Like the people above, make it a matter of lifestyle and guilt will likely be less of a problem. Treat it like a diet; get the mindset wrong and guilt will consume you.
So, this is obvious, and far easier to say than to adhere to but don't be guilty. Guilt may come before or after the bad stuff happens, but it’s no good either way. Also, stop trying to be perfect whilst you are at it. Just be excellent!
Earthshattering advice, eh?
That's right, I'm telling you not to be guilty and to stop trying to be perfect. Not ever. It's probably not possible, but give it a bloody good go…
I like the conclusion, with the emphasis on stop trying to BE perfect. I still want to be a better person. I want to improve my skills and talents and some of the not so good and downright dodgy attributes. So I will keep on that path and even if it takes forever to reach perfection, I will be a better stronger person tomorrow than yesterday or maybe last year, so long as i keep with the baby steps and pick myself up when I fall. ramble ramble.... He probably said it all better, but seeing as this IS a weB LOG, I should be accountable for some of the content ;)

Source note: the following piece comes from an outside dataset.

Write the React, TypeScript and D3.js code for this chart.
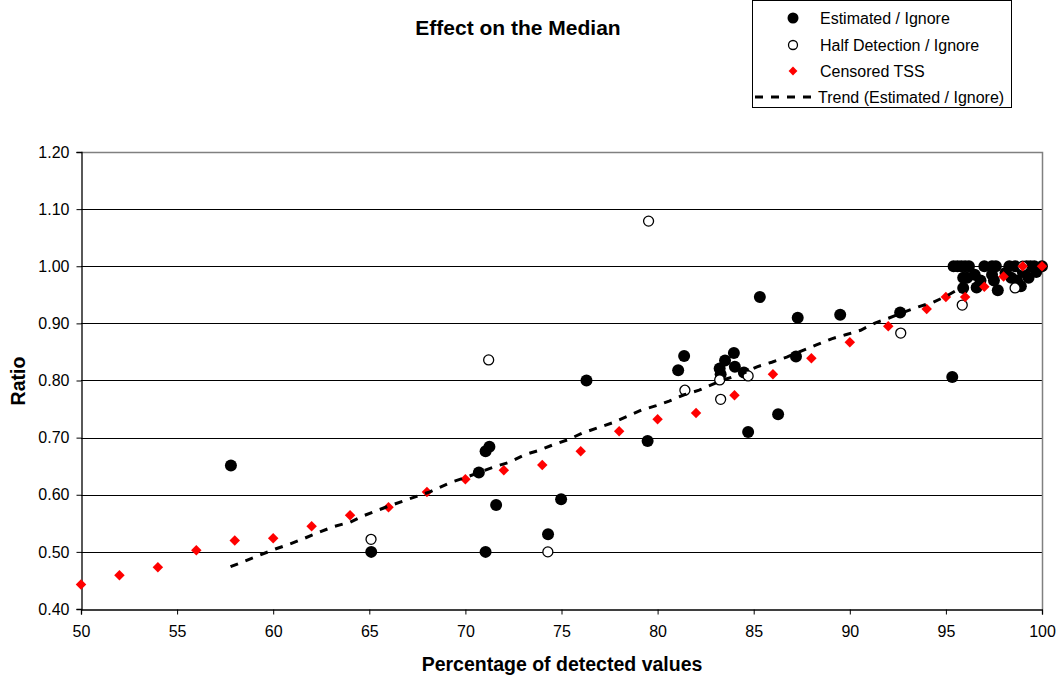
import { useEffect, useRef } from 'react';
import * as d3 from 'd3';

// Estimated / Ignore (filled circles)
const estX = [57.8, 65.1, 70.7, 71.05, 71.25, 71.6, 71.05, 74.3, 74.98, 76.3, 79.48,
  81.07, 81.38, 83.23, 83.28, 83.51, 83.97, 84.02, 84.49, 84.71, 85.32, 86.27, 87.2, 87.29, 89.5, 92.62,
  95.33, 95.4, 95.6, 95.8, 96.0, 96.2, 95.9, 96.1, 95.9, 96.5, 96.6, 96.8, 97.0, 97.4, 97.6, 97.4, 97.5,
  97.7, 98.1, 98.3, 98.4, 98.6, 98.7, 98.9, 99.0, 99.2, 99.3, 99.4, 99.6, 99.7, 100];
const estY = [0.651, 0.5, 0.639, 0.676, 0.684, 0.582, 0.5, 0.531, 0.592, 0.8, 0.694,
  0.818, 0.843, 0.821, 0.811, 0.835, 0.848, 0.824, 0.814, 0.71, 0.946, 0.741, 0.842, 0.91, 0.915, 0.919,
  0.806, 1.0, 1.0, 1.0, 1.0, 1.0, 0.98, 0.98, 0.962, 0.985, 0.963, 0.975, 1.0, 1.0, 1.0, 0.985, 0.975,
  0.958, 0.988, 1.0, 0.98, 1.0, 0.975, 0.965, 0.99, 1.0, 0.98, 1.0, 1.0, 0.99, 1.0];

// Half Detection / Ignore (open circles)
const halfX = [65.09, 71.21, 74.29, 79.53, 81.42, 83.23, 83.28, 84.71, 92.65, 95.85, 98.6, 99.0];
const halfY = [0.522, 0.836, 0.5, 1.079, 0.783, 0.801, 0.767, 0.808, 0.883, 0.932, 0.962, 1.0];

// Censored TSS (red diamonds)
const tssX = [50, 52, 54, 56, 58, 60, 62, 64, 66, 68, 70, 72, 74, 76, 78, 80, 82, 84, 86, 88, 90, 92, 94, 95, 96, 97, 98, 99, 100];
const tssY = [0.443, 0.459, 0.473, 0.503, 0.52, 0.524, 0.545, 0.564, 0.578, 0.605, 0.627, 0.643, 0.652, 0.676,
  0.711, 0.732, 0.743, 0.774, 0.811, 0.839, 0.867, 0.895, 0.925, 0.946, 0.946, 0.964, 0.982, 1.0, 1.0];

// Trend (Estimated / Ignore)
const trendX = [57.78, 60.11, 60.89, 61.57, 62.29, 63.12, 64.0, 64.68, 65.92, 67.1, 68.15, 69.19, 70.07, 71.52,
  72.3, 73.08, 73.86, 74.53, 75.31, 76.09, 76.87, 77.65, 79.15, 79.93, 80.6, 81.38, 82.16, 83.04, 83.61,
  84.49, 85.17, 85.94, 86.72, 87.5, 88.23, 89.05, 89.78, 90.56, 91.34, 92.01, 92.69, 93.57, 94.35, 95.1, 95.75];
const trendY = [0.474, 0.505, 0.514, 0.523, 0.533, 0.544, 0.552, 0.563, 0.579, 0.593, 0.605, 0.621, 0.631, 0.649,
  0.657, 0.67, 0.678, 0.687, 0.696, 0.708, 0.717, 0.726, 0.748, 0.756, 0.764, 0.775, 0.783, 0.796, 0.803,
  0.813, 0.824, 0.832, 0.841, 0.852, 0.862, 0.873, 0.88, 0.888, 0.901, 0.909, 0.918, 0.929, 0.937, 0.949, 0.962];

const xTicks = [50, 55, 60, 65, 70, 75, 80, 85, 90, 95, 100];
const yTicks = [0.4, 0.5, 0.6, 0.7, 0.8, 0.9, 1.0, 1.1, 1.2];

const legendLabels = ['Estimated / Ignore', 'Half Detection / Ignore', 'Censored TSS', 'Trend (Estimated / Ignore)'];

const FONT = 'Liberation Sans, Arial, sans-serif';

export default function App() {
  const ref = useRef<SVGSVGElement>(null);

  useEffect(() => {
    const svg = d3.select(ref.current);
    svg.selectAll('*').remove();

    const left = 81, right = 1042, top = 152, bottom = 609;
    const x = d3.scaleLinear().domain([50, 100]).range([left, right]);
    const y = d3.scaleLinear().domain([0.4, 1.2]).range([bottom, top]);

    svg.append('rect').attr('width', 1060).attr('height', 679).attr('fill', '#fff');

    // gridlines
    svg.append('g')
      .selectAll('line')
      .data(yTicks.slice(1, -1))
      .enter()
      .append('line')
      .attr('x1', left).attr('x2', right)
      .attr('y1', (d) => Math.round(y(d)) + 0.5).attr('y2', (d) => Math.round(y(d)) + 0.5)
      .attr('stroke', '#000').attr('stroke-width', 1);

    // plot border top/right grey
    svg.append('path')
      .attr('d', `M${left},${Math.round(y(1.2)) + 0.5}H${right + 0.5}V${bottom}`)
      .attr('fill', 'none').attr('stroke', '#808080').attr('stroke-width', 1.5);

    // axes
    const xAxis = svg.append('g')
      .attr('transform', `translate(0,${bottom + 0.5})`)
      .call(d3.axisBottom(x).tickValues(xTicks).tickSize(5).tickPadding(11).tickFormat(d3.format('d')));
    const yAxis = svg.append('g')
      .attr('transform', `translate(${left + 0.5},0)`)
      .call(d3.axisLeft(y).tickValues(yTicks).tickSize(5).tickPadding(7).tickFormat(d3.format('.2f')));
    [xAxis, yAxis].forEach((a) => {
      a.select('.domain').attr('stroke', '#000').attr('stroke-width', 1.3);
      a.selectAll('line').attr('stroke', '#000');
      a.selectAll('text').attr('font-family', FONT).attr('font-size', 16).attr('fill', '#000');
    });

    // estimated
    svg.append('g')
      .selectAll('circle')
      .data(estX)
      .enter()
      .append('circle')
      .attr('cx', (d) => x(d))
      .attr('cy', (d, i) => y(estY[i]))
      .attr('r', 6)
      .attr('fill', '#000');

    // half detection
    svg.append('g')
      .selectAll('circle')
      .data(halfX)
      .enter()
      .append('circle')
      .attr('cx', (d) => x(d))
      .attr('cy', (d, i) => y(halfY[i]))
      .attr('r', 5)
      .attr('fill', '#fff')
      .attr('stroke', '#000')
      .attr('stroke-width', 1.3);

    // censored TSS
    const diamond = d3.symbol().type(d3.symbolDiamond2).size(70);
    svg.append('g')
      .selectAll('path')
      .data(tssX)
      .enter()
      .append('path')
      .attr('d', diamond)
      .attr('transform', (d, i) => `translate(${x(d)},${y(tssY[i])})`)
      .attr('fill', '#ff0000');

    // trend
    const line = d3.line<number>()
      .x((d) => x(d))
      .y((d, i) => y(trendY[i]));
    svg.append('path')
      .datum(trendX)
      .attr('d', line)
      .attr('fill', 'none')
      .attr('stroke', '#000')
      .attr('stroke-width', 3)
      .attr('stroke-dasharray', '8,8');

    // titles
    svg.append('text')
      .attr('x', 518).attr('y', 35)
      .attr('text-anchor', 'middle')
      .attr('font-family', FONT).attr('font-weight', 'bold').attr('font-size', 21)
      .text('Effect on the Median');
    svg.append('text')
      .attr('x', 562).attr('y', 671)
      .attr('text-anchor', 'middle')
      .attr('font-family', FONT).attr('font-weight', 'bold').attr('font-size', 19.5)
      .text('Percentage of detected values');
    svg.append('text')
      .attr('transform', 'translate(25,381) rotate(-90)')
      .attr('text-anchor', 'middle')
      .attr('font-family', FONT).attr('font-weight', 'bold').attr('font-size', 19.5)
      .text('Ratio');

    // legend
    const lg = svg.append('g');
    lg.append('rect')
      .attr('x', 752.5).attr('y', 0.5).attr('width', 259).attr('height', 107)
      .attr('fill', '#fff').attr('stroke', '#000').attr('stroke-width', 1);
    const rows = [18, 45, 71, 97];
    lg.selectAll('text')
      .data(legendLabels)
      .enter()
      .append('text')
      .attr('x', (d, i) => (i === 3 ? 818 : 820))
      .attr('y', (d, i) => rows[i])
      .attr('dy', '0.35em')
      .attr('font-family', FONT).attr('font-size', 16)
      .text((d) => d);
    lg.append('circle').attr('cx', 793).attr('cy', rows[0]).attr('r', 5.5).attr('fill', '#000');
    lg.append('circle').attr('cx', 793).attr('cy', rows[1]).attr('r', 4.5).attr('fill', '#fff')
      .attr('stroke', '#000').attr('stroke-width', 1.3);
    lg.append('path').attr('d', diamond.size(50)).attr('transform', `translate(793,${rows[2]})`).attr('fill', '#ff0000');
    lg.append('line').attr('x1', 755).attr('x2', 818).attr('y1', rows[3]).attr('y2', rows[3])
      .attr('stroke', '#000').attr('stroke-width', 3).attr('stroke-dasharray', '8,8');
  }, []);

  return (
    <div>
      <svg ref={ref} width={1060} height={679} style={{ position: 'absolute', left: 0, top: 0 }} />
    </div>
  );
}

This year I am going to be just a little bit more EXCELLENT.  :D far from perfect and that's ok, for now.

I love this bloggers title and  motto:



1 comment:

  1. I will go read that article later, but I really do understand everything you've said here. I used to have this mindset about everything had to be just a certain way. Now I know there will be times when I choose to fall off of the wagon, but that is ok because I just get back on the next day. I don't beat myself up about it. I know I might not lose weight that week or whatever, but slowly, slowly I trudge on, but the beauty is that I can live my life without the guilt and stress. I don't have to freak out because I'm going to a party or I end up at a restaurant unplanned. I just roll with it now. It's so much better.